Long-term holder health quietly got worse, with LTH SOPR hovering near 2026 lows. At the same time, the market has gone still, with spending activity reaching the lowest point in two years, and the people doing most of that spending are not long-term holders. That combination suggests that Bitcoin consolidation may continue.

About the Bitcoin Impact Index

The Bitcoin Impact Index measures which groups of Bitcoin holders are under financial stress, how severe that stress is, and whether it’s severe enough to shake confidence in the market’s direction. It combines on-chain holder behaviour, ETF and derivatives activity, and exchange-level liquidity flows into a single weekly score between 0 and 100. Unlike sentiment indicators, it deliberately excludes social media and volume data to focus on what participants are doing rather than what they are saying.

Score bands:

  • Normal Rotation (0–24) — routine profit-taking, no structural shift
  • Elevated Repositioning (25–49) — specific groups shifting positions, pressure uneven across the market
  • High Impact (50–74) — broad stress across multiple holder groups and institutional flows simultaneously
  • Critical Impact (75–100) — full capitulation: LTH losses, large ETF outflows, major liquidations, and heavy exchange inflows at once

Week 25 (June 15–21): BII 50.1 — High Impact

Negative signals: long-term holders are going deeper underwater

LTH SOPR fell below 0.73, hovering next to its 2026 lows. This indicates that long-term holders who are selling are doing so at deeper losses. However, LTH accounts only for 25% of the spent volume right, and total spending continues to go down. As a result, the LTH supply which is actually being sold is relatively low.

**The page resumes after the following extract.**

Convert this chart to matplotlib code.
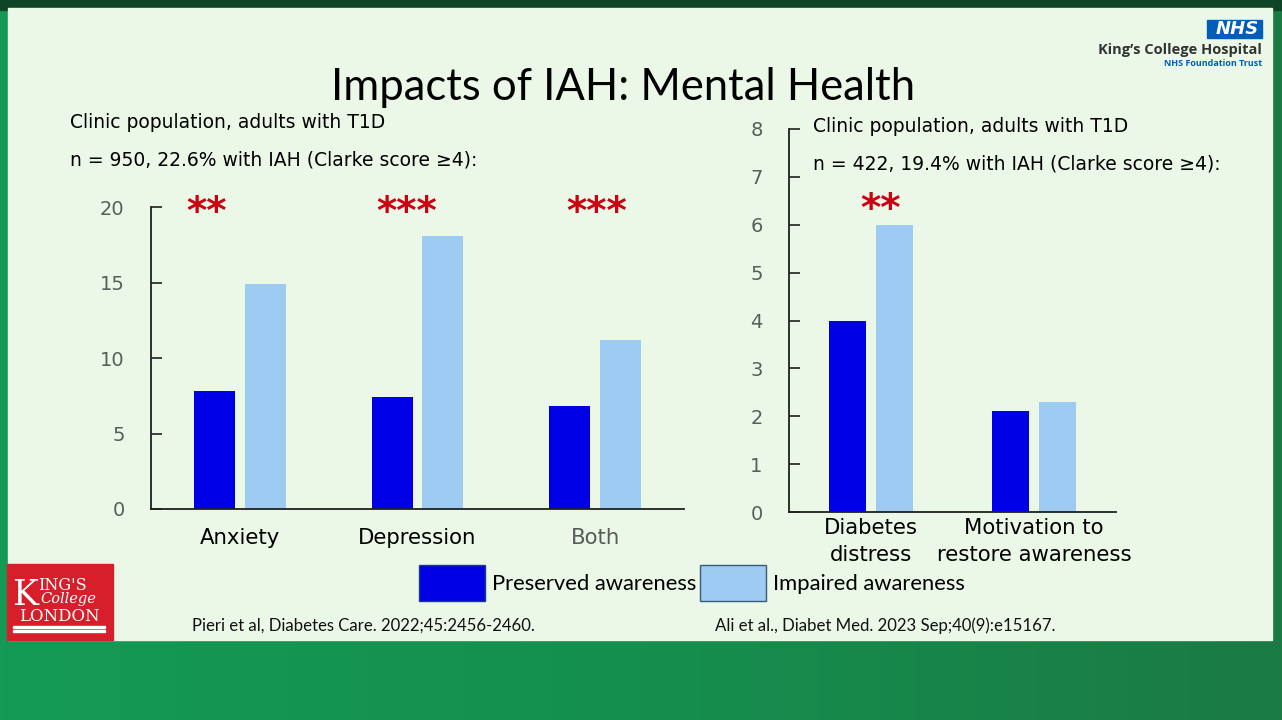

Short-term holders also weakened, with realized P/L slightly moving down due to Bitcoin’s price decrease. Long liquidations jumped to 75% of total liquidations, though total liquidation volume at $81M daily average remains far below the extremes seen in early June.

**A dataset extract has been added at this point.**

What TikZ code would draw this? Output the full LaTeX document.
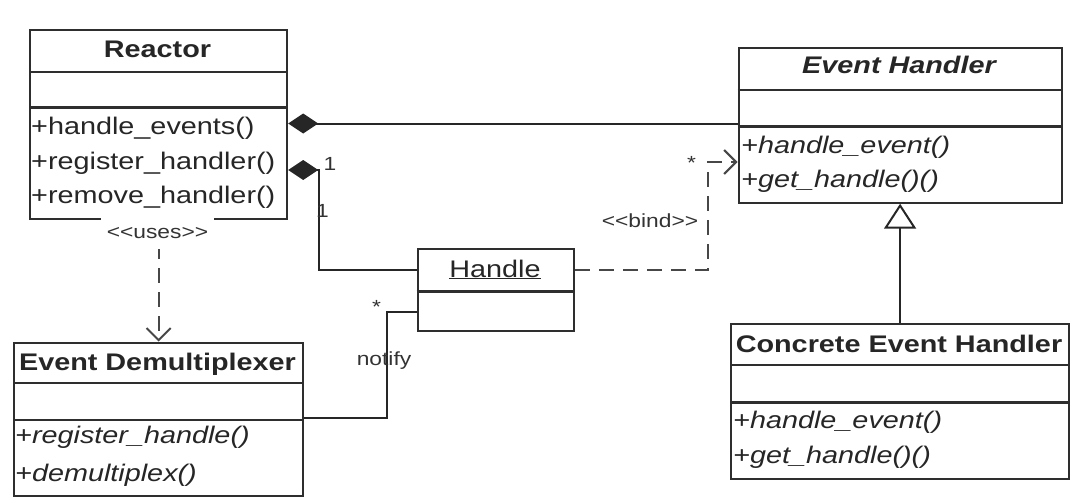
\documentclass[tikz,border=0pt]{standalone}
\usepackage{fontspec}
\setmainfont[FakeStretch=1.2]{Liberation Sans}
\usetikzlibrary{arrows.meta}
\begin{document}
\begin{tikzpicture}[x=1pt,y=-1pt,
 box/.style={draw=black!82, line width=2.2pt, fill=white, rectangle, inner sep=0pt, anchor=north west},
 sep/.style={draw=black!82, line width=2.2pt},
 mtext/.style={font=\fontsize{24}{28}\selectfont, anchor=base west, inner sep=0pt, text=black!85},
 ttl/.style={font=\fontsize{24}{28}\selectfont\bfseries, anchor=base, inner sep=0pt, text=black!85},
 lbl/.style={font=\fontsize{19}{22}\selectfont, text=black!80, inner sep=0pt, anchor=base},
 conn/.style={draw=black!85, line width=2pt},
 dep/.style={draw=black!72, line width=2pt, dash pattern=on 15pt off 9pt, -{Straight Barb[length=12pt,width=24pt]}},
 comp/.style={conn, {Diamond[length=30pt,width=20pt]}-},
 gen/.style={conn, -{Triangle[open, length=25pt, width=32pt, fill=white]}}
]
\useasboundingbox (0,0) rectangle (1088,496);

% ---------- Reactor ----------
\node[box, minimum width=257pt, minimum height=189pt] (reactor) at (29,29) {};
\draw[sep] (reactor.west |- 0,72) -- (reactor.east |- 0,72);
\draw[sep] (reactor.west |- 0,107.5) -- (reactor.east |- 0,107.5);
\node[ttl] (reactorT) at (157.5,57) {Reactor};
\node[mtext] (r1) at (31,134) {+handle\_events()};
\node[mtext] (r2) at (31,169) {+register\_handler()};
\node[mtext] (r3) at (31,203) {+remove\_handler()};

% ---------- Event Handler ----------
\node[box, minimum width=323pt, minimum height=155pt] (eh) at (737.5,46.5) {};
\draw[sep] (eh.west |- 0,90) -- (eh.east |- 0,90);
\draw[sep] (eh.west |- 0,126.5) -- (eh.east |- 0,126.5);
\node[ttl, font=\fontsize{24}{28}\selectfont\bfseries\itshape] (ehT) at (899,73) {Event Handler};
\node[mtext, font=\fontsize{24}{28}\selectfont\itshape] (e1) at (741,153) {+handle\_event()};
\node[mtext, font=\fontsize{24}{28}\selectfont\itshape] (e2) at (741,187) {+get\_handle()()};

% ---------- Concrete Event Handler ----------
\node[box, minimum width=338pt, minimum height=155pt] (ceh) at (730,323) {};
\draw[sep] (ceh.west |- 0,365) -- (ceh.east |- 0,365);
\draw[sep] (ceh.west |- 0,402.5) -- (ceh.east |- 0,402.5);
\node[ttl] (cehT) at (899,352) {Concrete Event Handler};
\node[mtext, font=\fontsize{24}{28}\selectfont\itshape] (c1) at (733,428) {+handle\_event()};
\node[mtext, font=\fontsize{24}{28}\selectfont\itshape] (c2) at (733,463) {+get\_handle()()};

% ---------- Event Demultiplexer ----------
\node[box, minimum width=289pt, minimum height=153pt] (demux) at (13,341.5) {};
\draw[sep] (demux.west |- 0,383) -- (demux.east |- 0,383);
\draw[sep] (demux.west |- 0,420) -- (demux.east |- 0,420);
\node[ttl] (demuxT) at (157.5,370) {Event Demultiplexer};
\node[mtext, font=\fontsize{24}{28}\selectfont\itshape] (d1) at (15,443) {+register\_handle()};
\node[mtext, font=\fontsize{24}{28}\selectfont\itshape] (d2) at (15,481) {+demultiplex()};

% ---------- Handle ----------
\node[box, minimum width=156.5pt, minimum height=82pt] (handle) at (416.5,248) {};
\draw[sep] (handle.west |- 0,291.5) -- (handle.east |- 0,291.5);
\node[mtext, anchor=base] (handleT) at (495,277) {\underline{Handle}};

% ---------- Connectors ----------
\draw[comp] (reactor.east |- 0,123.5) -- (eh.west |- 0,123.5);
\draw[comp] (reactor.east |- 0,170) -- ++(31,0) |- (handle.west |- 0,270);
\draw[dep] (handle.east |- 0,270) -| (708,162) -- (eh.west |- 0,162);
\draw[dep] (reactor.south) -- (demux.north);
\draw[conn] (handle.west |- 0,311.5) -- (387,311.5) |- (demux.east |- 0,418);
\draw[gen] (ceh.north) -- (eh.south);

% ---------- Labels ----------
\node[lbl, fill=white, anchor=center, minimum height=31pt, inner xsep=6pt] (uses) at (157.5,233) {<{}<uses>{}>};
\node[lbl] (bind) at (650,227) {<{}<bind>{}>};
\node[lbl] (one1) at (330,170) {1};
\node[lbl] (one2) at (322.5,217) {1};
\node[lbl] (star1) at (691.5,169) {*};
\node[lbl] (star2) at (376.5,313) {*};
\node[lbl] (notify) at (384,365) {notify};
\end{tikzpicture}
\end{document}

Mixed signals: the market has gone quiet

Bitcoin’s Spent Volume dropped to its lowest level since May 2024. Part of that decline is due to lower prices, as spending naturally decreases in dollar terms when Bitcoin becomes cheaper. However, a more useful comparison is with the last time Bitcoin spent several weeks consolidating around $60,000.&

Despite trading at similar price levels, spending activity is much lower today than it was in February. This suggests that many of the investors who wanted to sell in this range may have already done so, leaving fewer sellers in the market.

The composition of spending also matters. More than half of all spent volume currently comes from coins that are less than two months old. This means most transactions are being driven by newer market participants, while experienced holders remain largely inactive. Historically, this type of behaviour has been more common during consolidation phases.

Long-term holders also added another 58,000 BTC to their wallets this week. Much of that accumulation came from wallets that have held Bitcoin for 4-5 years. Because these investors have already endured at least one cycle, their continued accumulation points to strong long-term conviction.

Negative signals: institutional flows remain negative, though easing

ETF outflows continued for a sixth consecutive week, though the pace slowed further to -$227M. The streak of outflows is still a rather bearish factor, but it is gradually moving toward positive territory. As such, considering low flows last week, the market looks like it’s waiting to see what happens next.

Stablecoin flows turned modestly positive at $37M daily average, which is a small improvement after two negative weeks. But once again, considering low values, it supports the idea that the market remains cautious, and is not ready yet for decisive moves.&

What could happen next

The most likely scenario appears to be further Bitcoin price consolidation in a narrow trading range. Bitcoin is struggling to reclaim its 20-day EMA, which keeps the door open for a retest of the 200-week SMA near $62,000 and the $60,000 level below it. At the same time, lower timeframe indicators point to a potential short-term bounce toward $65,000. If successful, $67,000 could become the next target for bulls. Such a mixed signal environment supports range-bound movement before a clearer direction emerges.

The level to watch most closely remains $62,000. A sustained break below it would test whether the “coiled spring” reading is right, or whether the deteriorating LTH SOPR is the more important signal after all.